La collection de sculptures grecques et gréco-romaines en ronde bosse rassemblée par le Musée Calvet depuis le XIXe siècle comporte quelques pièces de valeur, notamment un torse d’Apollon Sauroctone inv. E 37 (Apollon guetteur de lézard [sic]), réplique d’un original du sculpteur grec Praxitèle (vers 400 — vers 330 av.

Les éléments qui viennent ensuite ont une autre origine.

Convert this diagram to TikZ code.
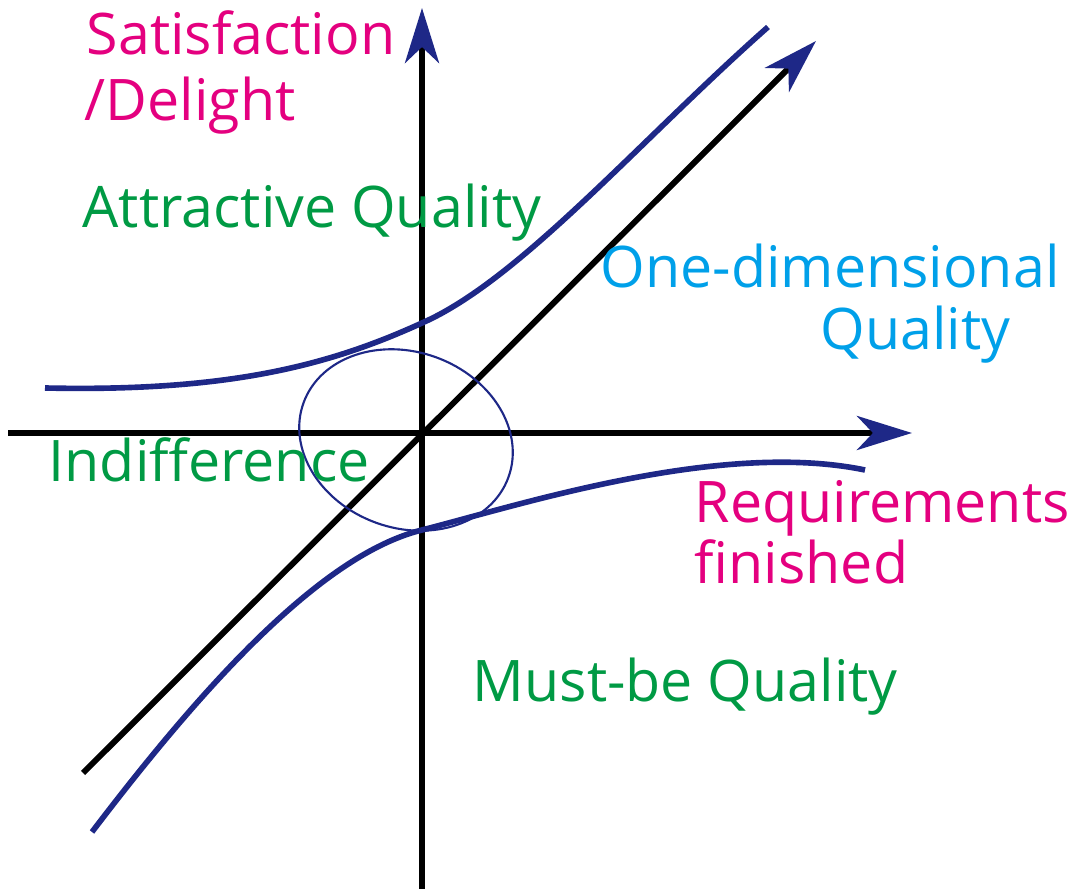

J.-C.).

http://www.musee-calvet.org/fr/exposition-la-grece-retrouvee.html





Difficile de s’y retrouver devant tant d’opinions autorisées, divergentes
et toutes fausses.

Σαυροκτόνος est composé de σαύρα (fém. ; σαῦρος existe aussi) « lézard » et d’une forme tirée de κτείνω (κτενῶ, ἔκτεινα 1, ἔκτανον 2, ἔκτονα) « tuer », cf. αὐτόκτονος et αὐτοκτόνος, βαρϐαρόκτονος, θηλυκτόνος, νεόκτονος, παρθενοκτόνος, πρωτοκτόνος, τραγόκτονος ; il faut donc comprendre « tueur de lézards ».



La forme translittérée est attestée en latin chez Pline (XXXIV, 70) et chez Martial (XIV, 172 : Sauroctonos Corinthius).

Le passage de Pline : Fecit et puberem Apollinem subrepenti lacertæ comminus sagitta insidian-tem, quem sauroctonon uocant, tel qu’il est traduit par Littré qui parle « d’un jeune Apollon qui guette avec une flèche un lézard se glissant près de lui, et qu’on appelle Sauroctone » [un jeune Apollon qui, armé d’une flèche, est à l’affût d’un lézard…] a peut-être influé sur la compréhension du rédacteur du musée Calvet.

Quant au distique de Martial :

Ad te reptanti, puer insidiose, lacertæ
Parce: cupit digitis illa perire tuis

la traduction française publiée en 1864 « Ne tue pas d’une flèche, malicieux enfant, ce lézard qui rampe vers toi : ce n’est qu’entre tes doigts qu’il veut mourir » suppose, chez le lecteur, une bonne connaissance du texte de Pline et du motif représenté par Praxitèle (Martial ne mentionne pas de flèche, sagitta).



Au bout du compte, il resterait à expliquer comment Sauroctone (pour lequel il existe une vedette dans le Larousse du XXe Siècle) a pu tenir en échec de bons esprits qu’on aurait pu croire rompus à ce genre de gymnastique linguistique.